• India
  • Jun 11
  • Sreesha V.M

Govt approves 96 companies under round-3 of PLI scheme for textiles

• The government has approved 22 new applicants under the Production Linked Incentive (PLI) scheme for textiles. 

• The newly approved companies are expected to bring in a total investment of Rs 2,339.14 crore, generate a projected turnover of Rs 15,561.34 crore in notified products, and create 36,217 employment opportunities across the textile value chain. 

• A total of 96 companies have been selected under round-3 of the scheme with a total committed investment of Rs 12,822.67 crore and a projected turnover of Rs 58,294.18 crore.

• The approved applicants span key focus segments of the PLI Scheme, including man-made fibre (MMF) apparel, MMF fabrics and technical textiles, thereby further strengthening India's position as a global hub for value-added textile manufacturing.

PLI scheme for textiles

• To strengthen the domestic manufacturing capacity, enhancing exports, generating employment and reducing the import dependence across multiple strategic sectors, the Production Linked Incentive (PLI) schemes have been implemented across 14 key sectors including textiles.

• The PLI schemes have facilitated fresh investments in the identified sectors and supported the expansion of manufacturing capacities.

• The PLI scheme for Textiles was approved with an outlay of Rs 10,683 crore in September 2021, to promote production of MMF apparel, MMF fabrics and products of technical textiles in the country to enable textile sector to achieve size and scale and to become competitive. 

• Performance years commences from financial year 2024-25 to 2028-29.

• The incentive structure has been so formulated that industry will be encouraged to invest in fresh capacities in these segments. 

• This will give a major push to growing high value MMF segment which will complement the efforts of cotton and other natural fibre-based textiles industry in generating new opportunities for employment and trade, resultantly helping India regain its historical dominant status in global textiles trade.

• The Part-1 includes any company willing to create a separate manufacturing company under Companies Act 2013, and invest minimum Rs 300 crore (excluding land and administrative building cost) to manufacture notified products.

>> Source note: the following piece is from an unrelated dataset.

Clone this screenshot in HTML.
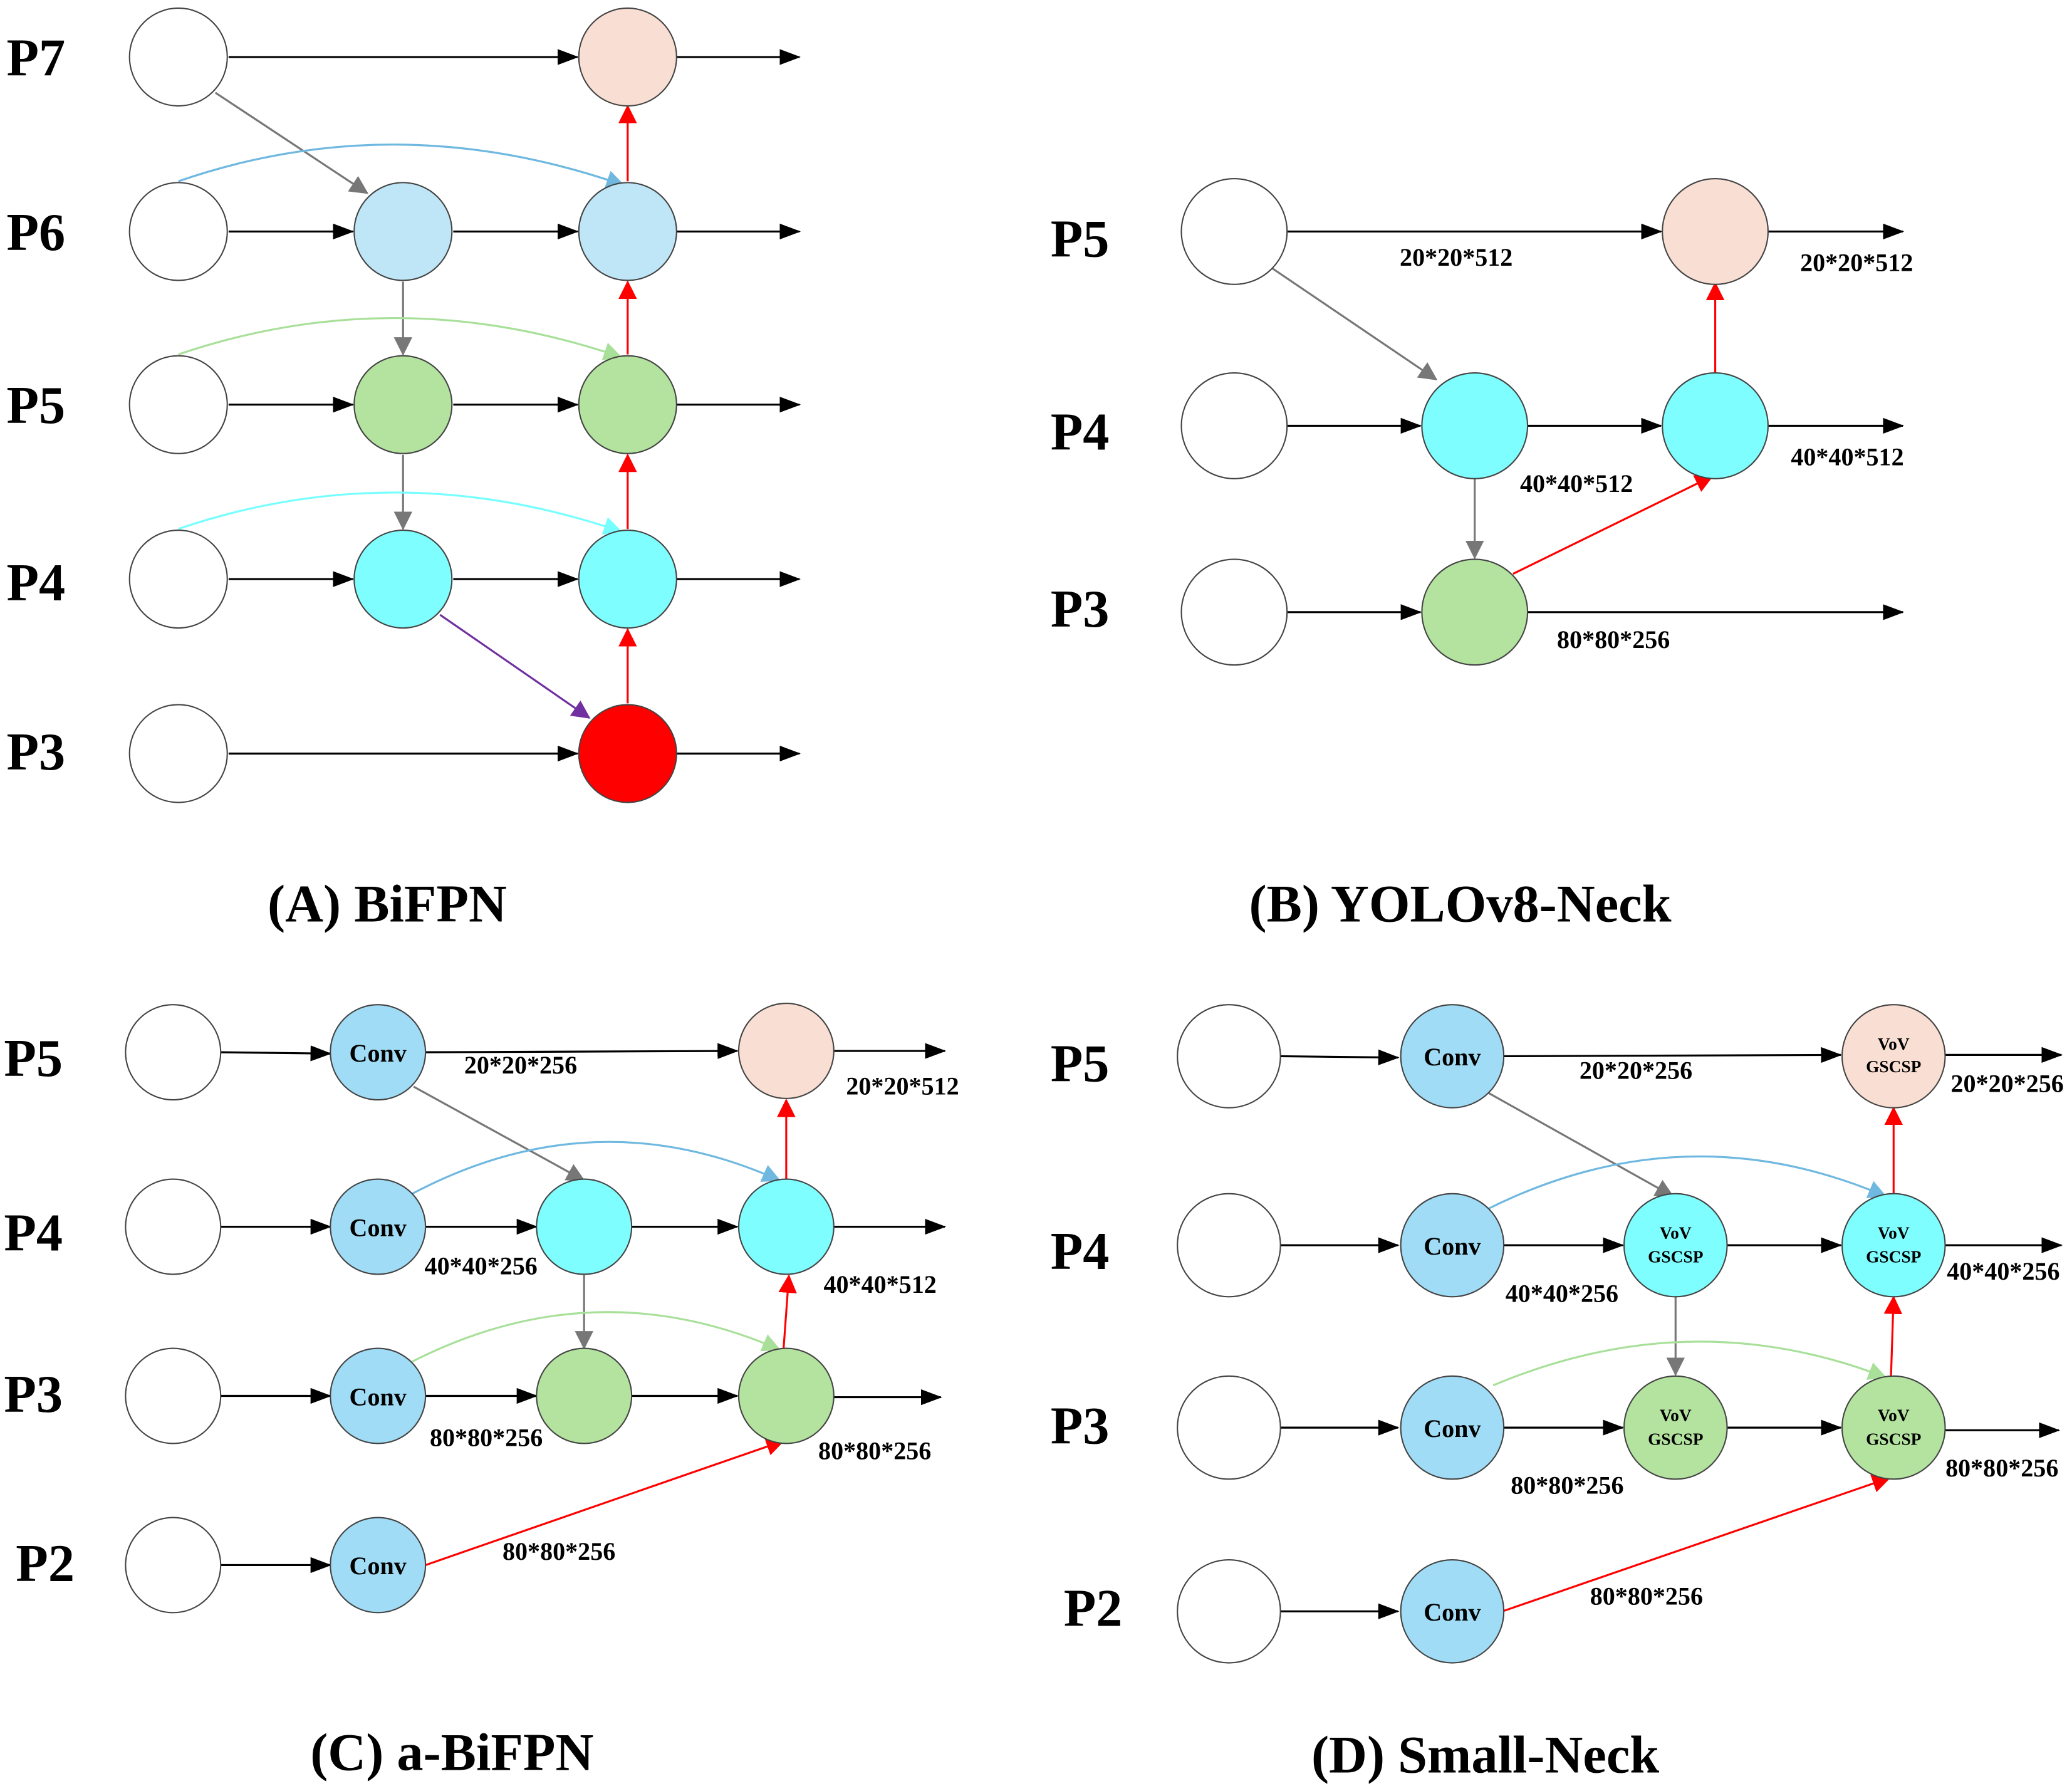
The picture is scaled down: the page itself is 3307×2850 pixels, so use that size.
<!DOCTYPE html>
<html><head><meta charset="utf-8"><style>
html,body{margin:0;padding:0;background:#fff;}
svg{display:block;}
text{font-family:"Liberation Serif",serif;font-weight:bold;fill:#000;}
.pl{font-size:40px;}
.t{font-size:40px;}
.s{font-size:19px;}
.c{font-size:19px;}
.v{font-size:13px;}
</style></head><body>
<svg width="3307" height="2850" viewBox="0 0 1568 1351" xmlns="http://www.w3.org/2000/svg">
<defs>
<marker id="k" markerWidth="16" markerHeight="12" refX="15" refY="6" orient="auto" markerUnits="userSpaceOnUse" viewBox="0 0 16 12"><path d="M0,0L16,6L0,12z" fill="#000"/></marker>
<marker id="r" markerWidth="14" markerHeight="14" refX="13" refY="7" orient="auto" markerUnits="userSpaceOnUse" viewBox="0 0 14 14"><path d="M0,0L14,7L0,14z" fill="#f00"/></marker>
<marker id="g" markerWidth="14" markerHeight="14" refX="13" refY="7" orient="auto" markerUnits="userSpaceOnUse" viewBox="0 0 14 14"><path d="M0,0L14,7L0,14z" fill="#777"/></marker>
<marker id="b" markerWidth="14" markerHeight="14" refX="13" refY="7" orient="auto" markerUnits="userSpaceOnUse" viewBox="0 0 14 14"><path d="M0,0L14,7L0,14z" fill="#6fb8e0"/></marker>
<marker id="gr" markerWidth="14" markerHeight="14" refX="13" refY="7" orient="auto" markerUnits="userSpaceOnUse" viewBox="0 0 14 14"><path d="M0,0L14,7L0,14z" fill="#a8e09a"/></marker>
<marker id="cy" markerWidth="14" markerHeight="14" refX="13" refY="7" orient="auto" markerUnits="userSpaceOnUse" viewBox="0 0 14 14"><path d="M0,0L14,7L0,14z" fill="#7ff"/></marker>
<marker id="pu" markerWidth="14" markerHeight="14" refX="13" refY="7" orient="auto" markerUnits="userSpaceOnUse" viewBox="0 0 14 14"><path d="M0,0L14,7L0,14z" fill="#7030a0"/></marker>
</defs>
<g stroke-width="1.5" fill="none">
<g stroke="#000" marker-end="url(#k)">
<line x1="173" y1="43" x2="437" y2="43"/><line x1="512" y1="43" x2="605" y2="43"/>
<line x1="173" y1="175" x2="267" y2="175"/><line x1="343" y1="175" x2="437" y2="175"/><line x1="512" y1="175" x2="605" y2="175"/>
<line x1="173" y1="306" x2="267" y2="306"/><line x1="343" y1="306" x2="437" y2="306"/><line x1="512" y1="306" x2="605" y2="306"/>
<line x1="173" y1="438" x2="267" y2="438"/><line x1="343" y1="438" x2="437" y2="438"/><line x1="512" y1="438" x2="605" y2="438"/>
<line x1="173" y1="570" x2="437" y2="570"/><line x1="512" y1="570" x2="605" y2="570"/>
</g>
<g stroke="#777" marker-end="url(#g)">
<line x1="163" y1="70" x2="278" y2="146"/>
<line x1="305" y1="213" x2="305" y2="268"/>
<line x1="305" y1="344" x2="305" y2="400"/>
</g>
<g stroke="#f00" marker-end="url(#r)">
<line x1="475" y1="137" x2="475" y2="80"/>
<line x1="475" y1="268" x2="475" y2="213"/>
<line x1="475" y1="400" x2="475" y2="344"/>
<line x1="475" y1="532" x2="475" y2="476"/>
</g>
<line x1="333" y1="465" x2="446" y2="543" stroke="#7030a0" marker-end="url(#pu)"/>
<path d="M135,137 Q300,80 472,140" stroke="#6fb8e0" marker-end="url(#b)"/>
<path d="M135,268 Q300,212 470,270" stroke="#a8e09a" marker-end="url(#gr)"/>
<path d="M135,400 Q300,344 470,402" stroke="#7ff" marker-end="url(#cy)"/>

<g stroke="#000" marker-end="url(#k)">
<line x1="974" y1="175" x2="1257" y2="175"/><line x1="1338" y1="175" x2="1440" y2="175"/>
<line x1="974" y1="322" x2="1075" y2="322"/><line x1="1156" y1="322" x2="1257" y2="322"/><line x1="1338" y1="322" x2="1440" y2="322"/>
<line x1="974" y1="463" x2="1075" y2="463"/><line x1="1156" y1="463" x2="1440" y2="463"/>
</g>
<g stroke="#777" marker-end="url(#g)">
<line x1="963" y1="203" x2="1087" y2="287"/>
<line x1="1116" y1="362" x2="1116" y2="422"/>
</g>
<g stroke="#f00" marker-end="url(#r)">
<line x1="1298" y1="282" x2="1298" y2="214"/>
<line x1="1145" y1="434" x2="1296" y2="360"/>
</g>

<g stroke="#000" marker-end="url(#k)">
<line x1="167" y1="796" x2="250" y2="797"/><line x1="322" y1="796" x2="558" y2="795"/><line x1="631" y1="795" x2="715" y2="795"/>
<line x1="167" y1="928" x2="250" y2="928"/><line x1="322" y1="928" x2="406" y2="928"/><line x1="478" y1="928" x2="558" y2="928"/><line x1="631" y1="928" x2="715" y2="928"/>
<line x1="167" y1="1056" x2="250" y2="1056"/><line x1="322" y1="1056" x2="406" y2="1056"/><line x1="478" y1="1056" x2="558" y2="1056"/><line x1="631" y1="1057" x2="712" y2="1057"/>
<line x1="167" y1="1184" x2="250" y2="1184"/>
</g>
<g stroke="#777" marker-end="url(#g)">
<line x1="313" y1="822" x2="442" y2="893"/>
<line x1="442" y1="964" x2="442" y2="1020"/>
</g>
<g stroke="#f00" marker-end="url(#r)">
<line x1="595" y1="892" x2="595" y2="832"/>
<line x1="593" y1="1020" x2="597" y2="965"/>
<line x1="322" y1="1184" x2="593" y2="1090"/>
</g>
<path d="M312,903 Q450,830 590,893" stroke="#6fb8e0" marker-end="url(#b)"/>
<path d="M312,1030 Q450,960 590,1021" stroke="#a8e09a" marker-end="url(#gr)"/>

<g stroke="#000" marker-end="url(#k)">
<line x1="968" y1="799" x2="1058" y2="800"/><line x1="1137" y1="799" x2="1393" y2="798"/><line x1="1471" y1="798" x2="1560" y2="798"/>
<line x1="968" y1="942" x2="1058" y2="942"/><line x1="1137" y1="942" x2="1228" y2="942"/><line x1="1306" y1="942" x2="1393" y2="942"/><line x1="1471" y1="942" x2="1560" y2="942"/>
<line x1="968" y1="1080" x2="1058" y2="1080"/><line x1="1137" y1="1080" x2="1228" y2="1080"/><line x1="1306" y1="1080" x2="1393" y2="1080"/><line x1="1471" y1="1082" x2="1558" y2="1082"/>
<line x1="968" y1="1219" x2="1058" y2="1219"/>
</g>
<g stroke="#777" marker-end="url(#g)">
<line x1="1125" y1="826" x2="1266" y2="905"/>
<line x1="1268" y1="980" x2="1268" y2="1040"/>
</g>
<g stroke="#f00" marker-end="url(#r)">
<line x1="1433" y1="903" x2="1433" y2="838"/>
<line x1="1431" y1="1042" x2="1433" y2="981"/>
<line x1="1137" y1="1219" x2="1430" y2="1118"/>
</g>
<path d="M1125,915 Q1275,840 1427,905" stroke="#6fb8e0" marker-end="url(#b)"/>
<path d="M1130,1048 Q1280,985 1427,1042" stroke="#a8e09a" marker-end="url(#gr)"/>
</g>

<g stroke="#444" stroke-width="1">
<circle cx="135" cy="43" r="37" fill="#fff"/><circle cx="475" cy="43" r="37" fill="#f9dfd3"/>
<circle cx="135" cy="175" r="37" fill="#fff"/><circle cx="305" cy="175" r="37" fill="#bfe6f7"/><circle cx="475" cy="175" r="37" fill="#bfe6f7"/>
<circle cx="135" cy="306" r="37" fill="#fff"/><circle cx="305" cy="306" r="37" fill="#b3e39f"/><circle cx="475" cy="306" r="37" fill="#b3e39f"/>
<circle cx="135" cy="438" r="37" fill="#fff"/><circle cx="305" cy="438" r="37" fill="#7ffeff"/><circle cx="475" cy="438" r="37" fill="#7ffeff"/>
<circle cx="135" cy="570" r="37" fill="#fff"/><circle cx="475" cy="570" r="37" fill="#f00"/>
<circle cx="934" cy="175" r="40" fill="#fff"/><circle cx="1298" cy="175" r="40" fill="#f9dfd3"/>
<circle cx="934" cy="322" r="40" fill="#fff"/><circle cx="1116" cy="322" r="40" fill="#7ffeff"/><circle cx="1298" cy="322" r="40" fill="#7ffeff"/>
<circle cx="934" cy="463" r="40" fill="#fff"/><circle cx="1116" cy="463" r="40" fill="#b3e39f"/>
<circle cx="131" cy="796" r="36" fill="#fff"/><circle cx="286" cy="796" r="36" fill="#a0dcf5"/><circle cx="595" cy="795" r="36" fill="#f9dfd3"/>
<circle cx="131" cy="928" r="36" fill="#fff"/><circle cx="286" cy="928" r="36" fill="#a0dcf5"/><circle cx="442" cy="928" r="36" fill="#7ffeff"/><circle cx="595" cy="928" r="36" fill="#7ffeff"/>
<circle cx="131" cy="1056" r="36" fill="#fff"/><circle cx="286" cy="1056" r="36" fill="#a0dcf5"/><circle cx="442" cy="1056" r="36" fill="#b3e39f"/><circle cx="595" cy="1056" r="36" fill="#b3e39f"/>
<circle cx="131" cy="1184" r="36" fill="#fff"/><circle cx="286" cy="1184" r="36" fill="#a0dcf5"/>
<circle cx="930" cy="799" r="39" fill="#fff"/><circle cx="1099" cy="799" r="39" fill="#a0dcf5"/><circle cx="1433" cy="799" r="39" fill="#f9dfd3"/>
<circle cx="930" cy="942" r="39" fill="#fff"/><circle cx="1099" cy="942" r="39" fill="#a0dcf5"/><circle cx="1268" cy="942" r="39" fill="#7ffeff"/><circle cx="1433" cy="942" r="39" fill="#7ffeff"/>
<circle cx="930" cy="1080" r="39" fill="#fff"/><circle cx="1099" cy="1080" r="39" fill="#a0dcf5"/><circle cx="1268" cy="1080" r="39" fill="#b3e39f"/><circle cx="1433" cy="1080" r="39" fill="#b3e39f"/>
<circle cx="930" cy="1219" r="39" fill="#fff"/><circle cx="1099" cy="1219" r="39" fill="#a0dcf5"/>
</g>

<text class="pl" x="5" y="57">P7</text>
<text class="pl" x="5" y="189">P6</text>
<text class="pl" x="5" y="320">P5</text>
<text class="pl" x="5" y="454">P4</text>
<text class="pl" x="5" y="582">P3</text>
<text class="t" x="293" y="697" text-anchor="middle">(A) BiFPN</text>

<text class="pl" x="795" y="194">P5</text>
<text class="pl" x="795" y="340">P4</text>
<text class="pl" x="795" y="474">P3</text>
<text class="t" x="1105" y="697" text-anchor="middle">(B) YOLOv8-Neck</text>
<text class="s" x="1102" y="201" text-anchor="middle">20*20*512</text>
<text class="s" x="1405" y="205" text-anchor="middle">20*20*512</text>
<text class="s" x="1193" y="372" text-anchor="middle">40*40*512</text>
<text class="s" x="1398" y="352" text-anchor="middle">40*40*512</text>
<text class="s" x="1221" y="490" text-anchor="middle">80*80*256</text>

<text class="pl" x="3" y="814">P5</text>
<text class="pl" x="3" y="946">P4</text>
<text class="pl" x="3" y="1068">P3</text>
<text class="pl" x="12" y="1196">P2</text>
<text class="t" x="342" y="1339" text-anchor="middle">(C) a-BiFPN</text>
<text class="c" x="286" y="803" text-anchor="middle">Conv</text>
<text class="c" x="286" y="935" text-anchor="middle">Conv</text>
<text class="c" x="286" y="1063" text-anchor="middle">Conv</text>
<text class="c" x="286" y="1191" text-anchor="middle">Conv</text>
<text class="s" x="394" y="812" text-anchor="middle">20*20*256</text>
<text class="s" x="683" y="828" text-anchor="middle">20*20*512</text>
<text class="s" x="364" y="964" text-anchor="middle">40*40*256</text>
<text class="s" x="666" y="978" text-anchor="middle">40*40*512</text>
<text class="s" x="368" y="1094" text-anchor="middle">80*80*256</text>
<text class="s" x="662" y="1104" text-anchor="middle">80*80*256</text>
<text class="s" x="423" y="1180" text-anchor="middle">80*80*256</text>

<text class="pl" x="795" y="818">P5</text>
<text class="pl" x="795" y="960">P4</text>
<text class="pl" x="795" y="1092">P3</text>
<text class="pl" x="805" y="1230">P2</text>
<text class="t" x="1124" y="1341" text-anchor="middle">(D) Small-Neck</text>
<text class="c" x="1099" y="806" text-anchor="middle">Conv</text>
<text class="c" x="1099" y="949" text-anchor="middle">Conv</text>
<text class="c" x="1099" y="1087" text-anchor="middle">Conv</text>
<text class="c" x="1099" y="1226" text-anchor="middle">Conv</text>
<text class="v" x="1433" y="794" text-anchor="middle">VoV</text><text class="v" x="1433" y="811" text-anchor="middle">GSCSP</text>
<text class="v" x="1268" y="937" text-anchor="middle">VoV</text><text class="v" x="1268" y="955" text-anchor="middle">GSCSP</text>
<text class="v" x="1433" y="937" text-anchor="middle">VoV</text><text class="v" x="1433" y="955" text-anchor="middle">GSCSP</text>
<text class="v" x="1268" y="1075" text-anchor="middle">VoV</text><text class="v" x="1268" y="1093" text-anchor="middle">GSCSP</text>
<text class="v" x="1433" y="1075" text-anchor="middle">VoV</text><text class="v" x="1433" y="1093" text-anchor="middle">GSCSP</text>
<text class="s" x="1238" y="816" text-anchor="middle">20*20*256</text>
<text class="s" x="1519" y="826" text-anchor="middle">20*20*256</text>
<text class="s" x="1182" y="985" text-anchor="middle">40*40*256</text>
<text class="s" x="1516" y="968" text-anchor="middle">40*40*256</text>
<text class="s" x="1186" y="1130" text-anchor="middle">80*80*256</text>
<text class="s" x="1515" y="1117" text-anchor="middle">80*80*256</text>
<text class="s" x="1246" y="1214" text-anchor="middle">80*80*256</text>
</svg>
</body></html>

Such companies will be eligible to get incentive when they achieve a minimum of Rs 600 crore turnover by manufacturing and selling the notified products by the first performance year.

• The Part-2 includes companies willing to create separate manufacturing company under Companies Act 2013, and invest minimum Rs 100 crore (excluding land and administrative building cost) to manufacture notified products. Such company will be eligible to get incentive when they achieve a minimum of Rs 200 crore turnover by manufacturing and selling the notified products by the first performance year.

• In addition, priority will be given for investment in Aspirational Districts, Tier-3, Tier-4 towns, and rural areas and due to this priority Industry will be incentivised to move to backward areas. 

• The scheme would help increase India’s share in the global man-made fibre and technical textiles sector.